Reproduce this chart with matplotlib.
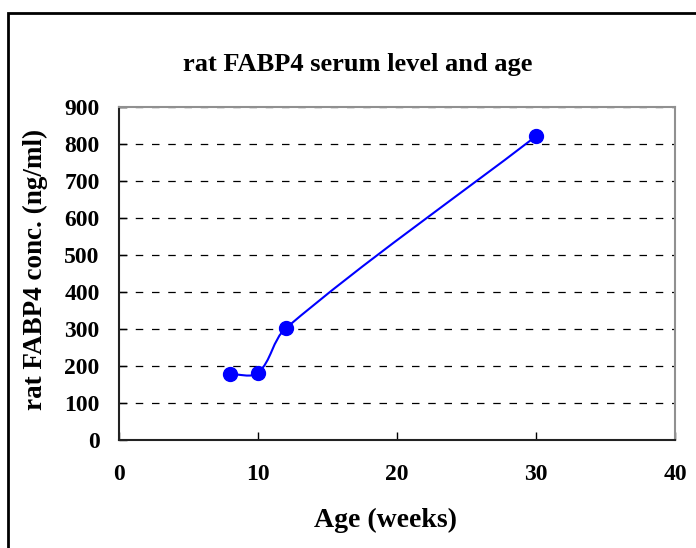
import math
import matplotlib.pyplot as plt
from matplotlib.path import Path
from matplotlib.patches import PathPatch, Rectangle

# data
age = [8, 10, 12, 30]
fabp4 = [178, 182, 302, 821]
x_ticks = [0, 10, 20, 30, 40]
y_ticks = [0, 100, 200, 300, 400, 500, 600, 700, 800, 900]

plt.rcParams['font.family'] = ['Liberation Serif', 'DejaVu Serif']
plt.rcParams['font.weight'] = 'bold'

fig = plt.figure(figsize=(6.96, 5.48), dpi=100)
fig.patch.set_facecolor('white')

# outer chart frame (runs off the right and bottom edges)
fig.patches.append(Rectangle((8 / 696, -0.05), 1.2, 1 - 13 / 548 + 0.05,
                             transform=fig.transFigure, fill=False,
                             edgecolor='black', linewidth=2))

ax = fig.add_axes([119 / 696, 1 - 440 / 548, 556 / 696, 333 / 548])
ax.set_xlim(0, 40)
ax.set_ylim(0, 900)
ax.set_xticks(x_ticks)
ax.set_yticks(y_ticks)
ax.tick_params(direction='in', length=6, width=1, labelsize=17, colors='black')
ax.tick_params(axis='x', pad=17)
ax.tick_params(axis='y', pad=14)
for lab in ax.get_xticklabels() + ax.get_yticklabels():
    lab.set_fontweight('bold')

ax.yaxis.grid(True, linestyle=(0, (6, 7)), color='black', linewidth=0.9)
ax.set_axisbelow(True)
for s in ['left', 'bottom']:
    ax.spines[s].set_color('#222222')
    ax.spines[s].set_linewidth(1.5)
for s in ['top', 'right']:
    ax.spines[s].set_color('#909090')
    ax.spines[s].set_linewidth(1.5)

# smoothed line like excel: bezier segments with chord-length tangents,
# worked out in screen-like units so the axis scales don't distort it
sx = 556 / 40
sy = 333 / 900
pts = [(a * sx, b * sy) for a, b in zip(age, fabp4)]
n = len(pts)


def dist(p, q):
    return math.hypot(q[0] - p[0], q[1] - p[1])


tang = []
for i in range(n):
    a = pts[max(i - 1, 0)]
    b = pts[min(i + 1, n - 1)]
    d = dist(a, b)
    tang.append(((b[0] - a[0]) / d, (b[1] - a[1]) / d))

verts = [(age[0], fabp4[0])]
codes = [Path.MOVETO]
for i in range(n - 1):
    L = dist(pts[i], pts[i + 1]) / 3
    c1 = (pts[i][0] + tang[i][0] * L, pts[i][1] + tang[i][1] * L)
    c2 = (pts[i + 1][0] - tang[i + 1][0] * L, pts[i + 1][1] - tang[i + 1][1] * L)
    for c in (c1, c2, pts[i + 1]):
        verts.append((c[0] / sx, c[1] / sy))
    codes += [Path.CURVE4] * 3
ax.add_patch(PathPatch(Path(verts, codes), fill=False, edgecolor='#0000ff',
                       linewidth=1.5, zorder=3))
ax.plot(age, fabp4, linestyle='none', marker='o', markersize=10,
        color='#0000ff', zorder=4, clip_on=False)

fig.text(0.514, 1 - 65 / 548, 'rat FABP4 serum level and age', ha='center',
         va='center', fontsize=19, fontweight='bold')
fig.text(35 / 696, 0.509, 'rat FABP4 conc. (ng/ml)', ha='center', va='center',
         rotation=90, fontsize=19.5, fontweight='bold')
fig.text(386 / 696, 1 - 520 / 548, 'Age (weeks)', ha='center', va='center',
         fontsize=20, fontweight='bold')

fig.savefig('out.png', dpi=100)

--- Required work ---
Are you able to set down all the lines above exactly, without any pictures?

--- Exercise result ---
Reproduce this chart with matplotlib.
import math
import matplotlib.pyplot as plt
from matplotlib.path import Path
from matplotlib.patches import PathPatch, Rectangle

# data
age = [8, 10, 12, 30]
fabp4 = [178, 182, 302, 821]
x_ticks = [0, 10, 20, 30, 40]
y_ticks = [0, 100, 200, 300, 400, 500, 600, 700, 800, 900]

plt.rcParams['font.family'] = ['Liberation Serif', 'DejaVu Serif']
plt.rcParams['font.weight'] = 'bold'

fig = plt.figure(figsize=(6.96, 5.48), dpi=100)
fig.patch.set_facecolor('white')

# outer chart frame (runs off the right and bottom edges)
fig.patches.append(Rectangle((8 / 696, -0.05), 1.2, 1 - 13 / 548 + 0.05,
                             transform=fig.transFigure, fill=False,
                             edgecolor='black', linewidth=2))

ax = fig.add_axes([119 / 696, 1 - 440 / 548, 556 / 696, 333 / 548])
ax.set_xlim(0, 40)
ax.set_ylim(0, 900)
ax.set_xticks(x_ticks)
ax.set_yticks(y_ticks)
ax.tick_params(direction='in', length=6, width=1, labelsize=17, colors='black')
ax.tick_params(axis='x', pad=17)
ax.tick_params(axis='y', pad=14)
for lab in ax.get_xticklabels() + ax.get_yticklabels():
    lab.set_fontweight('bold')

ax.yaxis.grid(True, linestyle=(0, (6, 7)), color='black', linewidth=0.9)
ax.set_axisbelow(True)
for s in ['left', 'bottom']:
    ax.spines[s].set_color('#222222')
    ax.spines[s].set_linewidth(1.5)
for s in ['top', 'right']:
    ax.spines[s].set_color('#909090')
    ax.spines[s].set_linewidth(1.5)

# smoothed line like excel: bezier segments with chord-length tangents,
# worked out in screen-like units so the axis scales don't distort it
sx = 556 / 40
sy = 333 / 900
pts = [(a * sx, b * sy) for a, b in zip(age, fabp4)]
n = len(pts)


def dist(p, q):
    return math.hypot(q[0] - p[0], q[1] - p[1])


tang = []
for i in range(n):
    a = pts[max(i - 1, 0)]
    b = pts[min(i + 1, n - 1)]
    d = dist(a, b)
    tang.append(((b[0] - a[0]) / d, (b[1] - a[1]) / d))

verts = [(age[0], fabp4[0])]
codes = [Path.MOVETO]
for i in range(n - 1):
    L = dist(pts[i], pts[i + 1]) / 3
    c1 = (pts[i][0] + tang[i][0] * L, pts[i][1] + tang[i][1] * L)
    c2 = (pts[i + 1][0] - tang[i + 1][0] * L, pts[i + 1][1] - tang[i + 1][1] * L)
    for c in (c1, c2, pts[i + 1]):
        verts.append((c[0] / sx, c[1] / sy))
    codes += [Path.CURVE4] * 3
ax.add_patch(PathPatch(Path(verts, codes), fill=False, edgecolor='#0000ff',
                       linewidth=1.5, zorder=3))
ax.plot(age, fabp4, linestyle='none', marker='o', markersize=10,
        color='#0000ff', zorder=4, clip_on=False)

fig.text(0.514, 1 - 65 / 548, 'rat FABP4 serum level and age', ha='center',
         va='center', fontsize=19, fontweight='bold')
fig.text(35 / 696, 0.509, 'rat FABP4 conc. (ng/ml)', ha='center', va='center',
         rotation=90, fontsize=19.5, fontweight='bold')
fig.text(386 / 696, 1 - 520 / 548, 'Age (weeks)', ha='center', va='center',
         fontsize=20, fontweight='bold')

fig.savefig('out.png', dpi=100)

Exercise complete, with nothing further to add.